P3-108 Changes in the Phyllosphere-associated Bacteria of Leafy Greens Caused by Environmental Factors Such as Solar Radiation

Wednesday, July 12, 2017
Exhibit Hall (Tampa Convention Center)
Pilar Truchado , CEBAS-CSIC , Espinardo , Spain
Maria Gil , CEBAS-CSIC , Espinardo , Spain
Ana Allende , CEBAS-CSIC , Espinardo , Spain
Introduction: The phyllosphere associated bacteria represents a dynamic population in constant change, probably affected by extrinsic factors such as agricultural practices and climatic conditions. Among climatic factors, solar radiation has been highlighted as a major factor affecting bacterial colonization and survival. However, the impact of solar radiation on specific bacteria phyla of leafy greens has not been addressed.

Purpose: This study was conducted to determine the effect of solar radiation on the bacterial community of red-pigmented baby leaf lettuce using cultivation dependent and independent techniques.

Methods: Baby lettuce, grown in open field, were subjected to two different solar radiation intensities using a light-excluding plastic mulch to reduce the sunlight exposure. Four weeks before harvest, the field was divided in two plots; one of them was covered, while the other was kept uncovered. Photosynthetically active radiation (PAR) was measured weekly and the cumulative PAR was calculated to distinguish the treatments as 4265±356 µmol/m2/s (uncovered) and 3115±313 µmol/m2/s (covered). The impact of the solar radiation on the bacterial communities was quantified using qPCR primers for the 16S ribosomal sequences of the most predominant phyla, including Gammaproteobacteria, Betaproteobacteria, Alphaproteobacteria, Bacteroidetes, Actinobacterias and Firmicutes, as as well as total bacteria.

Results: The total bacterial population size was not affected by solar radiation treatments.
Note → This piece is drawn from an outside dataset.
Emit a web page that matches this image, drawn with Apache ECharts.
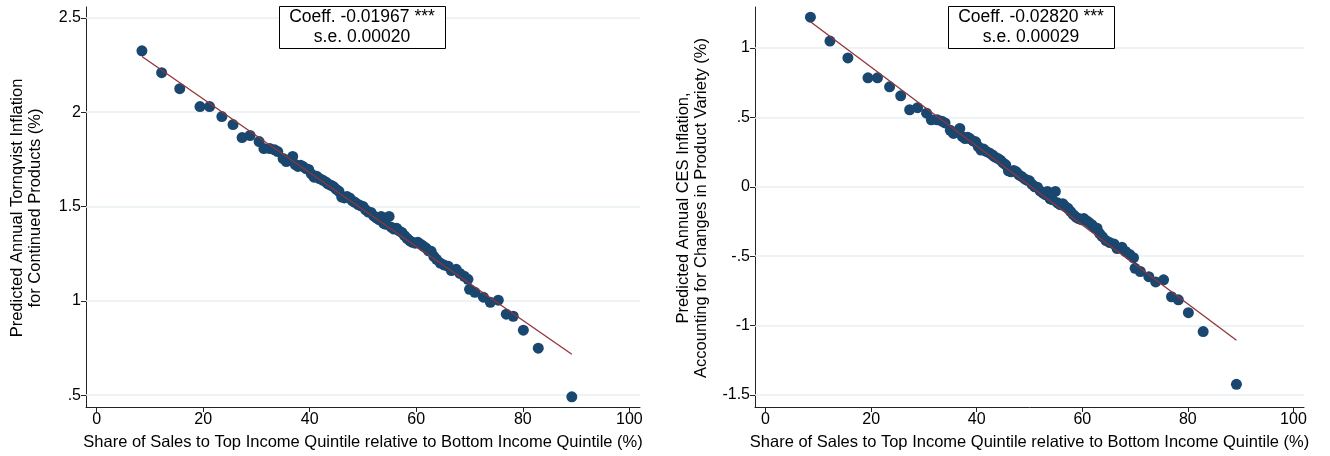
<!DOCTYPE html>
<html>
<head>
<meta charset="utf-8">
<script src="https://cdn.jsdelivr.net/npm/echarts@6/dist/echarts.min.js"></script>
<style>
html,body{margin:0;padding:0;background:#fff;}
#chart{width:1330px;height:456px;}
</style>
</head>
<body>
<div id="chart"></div>
<script>
// Shared x values: share of sales to top vs bottom income quintile (%)
const xShare = [8.5,12.2,15.6,19.4,21.2,23.5,25.6,27.3,28.8,30.5,
31.4,32.5,33.4,34.0,35.0,35.6,36.2,36.8,37.3,37.8,
38.3,38.7,39.3,39.8,40.3,40.8,41.3,41.8,42.4,43.0,
43.4,44.0,44.5,45.0,45.5,46.0,46.5,47.0,47.5,48.0,
48.5,49.1,49.6,50.0,50.5,51.0,51.5,52.0,52.5,53.0,
53.4,53.9,54.3,54.9,55.3,55.8,56.3,56.8,57.3,57.8,
58.3,58.8,59.3,59.8,60.3,60.8,61.3,61.8,62.3,62.8,
63.3,63.8,64.5,65.2,66.0,66.6,67.5,68.2,69.0,69.7,
70.0,71.0,72.6,73.9,75.4,76.9,78.2,80.1,82.9,89.2];
// Left panel: predicted annual Tornqvist inflation (%)
const yTornqvist = [2.325,2.209,2.124,2.029,2.029,1.976,1.934,1.865,1.876,1.844,
1.807,1.807,1.800,1.791,1.754,1.738,1.745,1.765,1.722,1.712,
1.718,1.712,1.700,1.696,1.672,1.655,1.660,1.648,1.640,1.630,
1.620,1.612,1.604,1.590,1.580,1.550,1.545,1.552,1.545,1.530,
1.522,1.510,1.503,1.500,1.482,1.470,1.468,1.450,1.440,1.430,
1.447,1.410,1.405,1.447,1.390,1.380,1.385,1.370,1.362,1.345,
1.330,1.318,1.310,1.305,1.310,1.300,1.290,1.280,1.265,1.262,
1.235,1.220,1.200,1.190,1.183,1.160,1.167,1.145,1.130,1.114,
1.061,1.045,1.019,0.992,1.003,0.929,0.918,0.844,0.749,0.491];
// Right panel: predicted annual CES inflation (%)
const yCES = [1.222,1.050,0.928,0.785,0.785,0.720,0.655,0.555,0.570,0.530,
0.483,0.483,0.473,0.460,0.407,0.384,0.394,0.420,0.361,0.347,
0.356,0.347,0.330,0.324,0.290,0.265,0.272,0.255,0.244,0.229,
0.215,0.204,0.192,0.172,0.158,0.115,0.108,0.118,0.108,0.086,
0.075,0.057,0.047,0.043,0.017,0.000,-0.003,-0.029,-0.043,-0.057,
-0.033,-0.086,-0.093,-0.033,-0.115,-0.129,-0.122,-0.143,-0.155,-0.179,
-0.201,-0.218,-0.229,-0.237,-0.229,-0.244,-0.258,-0.273,-0.294,-0.298,
-0.337,-0.359,-0.387,-0.402,-0.412,-0.445,-0.435,-0.466,-0.488,-0.511,
-0.587,-0.610,-0.647,-0.685,-0.670,-0.792,-0.814,-0.907,-1.043,-1.423];
// Fitted lines (endpoints)
const fitX = [8.5, 89.2];
const fitTornqvist = [2.295, 0.717];
const fitCES = [1.189, -1.105];
// Ticks
const xTicks = [0,20,40,60,80,100];
const yTicksL = [0.5,1,1.5,2,2.5];
const yTickLabelsL = ['.5','1','1.5','2','2.5'];
const yTicksR = [-1.5,-1,-0.5,0,0.5,1];
const yTickLabelsR = ['-1.5','-1','-.5','0','.5','1'];
// Texts
const titleX = 'Share of Sales to Top Income Quintile relative to Bottom Income Quintile (%)';
const titleYL = ['Predicted Annual Tornqvist Inflation','for Continued Products (%)'];
const titleYR = ['Predicted Annual CES Inflation,','Accounting for Changes in Product Variety (%)'];
const boxL = ['Coeff. -0.01967 ***','s.e. 0.00020'];
const boxR = ['Coeff. -0.02820 ***','s.e. 0.00029'];

const FONT = 'Liberation Sans, Arial, sans-serif';
const DOT = '#1a476f';
const FIT = '#90353b';
const GRIDC = '#e8eff2';
const AXC = '#222';

function pairs(xs, ys){ return xs.map((x,i)=>[x, ys[i]]); }
function lbl(ticks, labels){ return function(v){ for(let i=0;i<ticks.length;i++){ if(Math.abs(ticks[i]-v)<1e-9) return labels[i]; } return ''; }; }

function xAxisDef(gi){
  return {
    type:'value', gridIndex:gi, min:-2, max:102,
    axisLine:{show:true, onZero:false, lineStyle:{color:AXC, width:1}},
    axisTick:{show:true, customValues:xTicks, length:5, lineStyle:{color:AXC}},
    axisLabel:{show:true, customValues:xTicks, margin:5, fontFamily:FONT, fontSize:16, color:'#000'},
    splitLine:{show:false},
    name:titleX, nameLocation:'middle', nameGap:27,
    nameTextStyle:{fontFamily:FONT, fontSize:16.5, color:'#000'}
  };
}
function yAxisDef(gi, min, max, ticks, labels){
  return {
    type:'value', gridIndex:gi, min:min, max:max,
    axisLine:{show:true, onZero:false, lineStyle:{color:AXC, width:1}},
    axisTick:{show:true, customValues:ticks, length:5, lineStyle:{color:AXC}},
    axisLabel:{show:true, customValues:ticks, margin:5, fontFamily:FONT, fontSize:16, color:'#000', formatter:lbl(ticks, labels)},
    splitLine:{show:false}
  };
}
function gridSeries(ai, ticks){
  return {
    type:'line', xAxisIndex:ai, yAxisIndex:ai, data:[], z:1, zlevel:0, silent:true,
    markLine:{silent:true, symbol:['none','none'], label:{show:false},
      lineStyle:{color:GRIDC, width:1.5, type:'solid'},
      data: ticks.map(v=>({yAxis:v}))}
  };
}
function vText(x, y, t){
  return {type:'text', x:x, y:y, rotation:Math.PI/2, style:{text:t, font:'16.5px '+FONT, fill:'#000', align:'center', verticalAlign:'middle'}};
}
function hText(x, y, t){
  return {type:'text', x:x, y:y, z:11, zlevel:2, style:{text:t, font:'17.5px '+FONT, fill:'#000', align:'center', verticalAlign:'middle'}};
}

const option = {
  backgroundColor:'#fff',
  animation:false,
  grid:[
    {left:86, top:7, width:554, height:401},
    {left:755, top:7, width:549, height:401}
  ],
  xAxis:[xAxisDef(0), xAxisDef(1)],
  yAxis:[
    yAxisDef(0, 0.437, 2.557, yTicksL, yTickLabelsL),
    yAxisDef(1, -1.586, 1.295, yTicksR, yTickLabelsR)
  ],
  series:[
    gridSeries(0, yTicksL),
    gridSeries(1, yTicksR),
    {type:'scatter', xAxisIndex:0, yAxisIndex:0, zlevel:1, data:pairs(xShare,yTornqvist), symbolSize:11, itemStyle:{color:DOT, opacity:1}, z:3},
    {type:'scatter', xAxisIndex:1, yAxisIndex:1, zlevel:1, data:pairs(xShare,yCES), symbolSize:11, itemStyle:{color:DOT, opacity:1}, z:3},
    {type:'line', xAxisIndex:0, yAxisIndex:0, zlevel:1, data:pairs(fitX,fitTornqvist), symbol:'none', lineStyle:{color:FIT, width:1.3}, z:4},
    {type:'line', xAxisIndex:1, yAxisIndex:1, zlevel:1, data:pairs(fitX,fitCES), symbol:'none', lineStyle:{color:FIT, width:1.3}, z:4}
  ],
  graphic:[
    vText(17, 208, titleYL[0]),
    vText(35, 208, titleYL[1]),
    vText(683, 208, titleYR[0]),
    vText(701, 208, titleYR[1]),
    {type:'rect', z:10, zlevel:2, shape:{x:279.5, y:6.5, width:166, height:42}, style:{fill:'#fff', stroke:'#000', lineWidth:1}},
    hText(362, 17, boxL[0]),
    hText(362, 37, boxL[1]),
    {type:'rect', z:10, zlevel:2, shape:{x:948.5, y:6.5, width:166, height:42}, style:{fill:'#fff', stroke:'#000', lineWidth:1}},
    hText(1031, 17, boxR[0]),
    hText(1031, 37, boxR[1])
  ]
};
const chart = echarts.init(document.getElementById('chart'), null, {renderer:'canvas'});
chart.setOption(option);
</script>
</body>
</html>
However, significant differences were observed in the relative abundance of bacterial community between treatments. In general, solar radiation reduced the relative abundance of Gammaproteobacteria, while it increased the relative abundance of Betaproteobacteria. Obtained results, also, confirmed that Proteobacteria, Bacteroidetes, Actinobacterias and Firmicutes were the most abundant phyla in baby pigmented lettuce.

Significance: This study described, for the first time, the impact of the solar radiation on specific groups mong the phyllosphere-associated bacteria in pigmented baby lettuce. The obtained results are relevant, but should be completed to determine if the changes on the relative abundance of specific phyla might have an impact on the safety of leafy greens.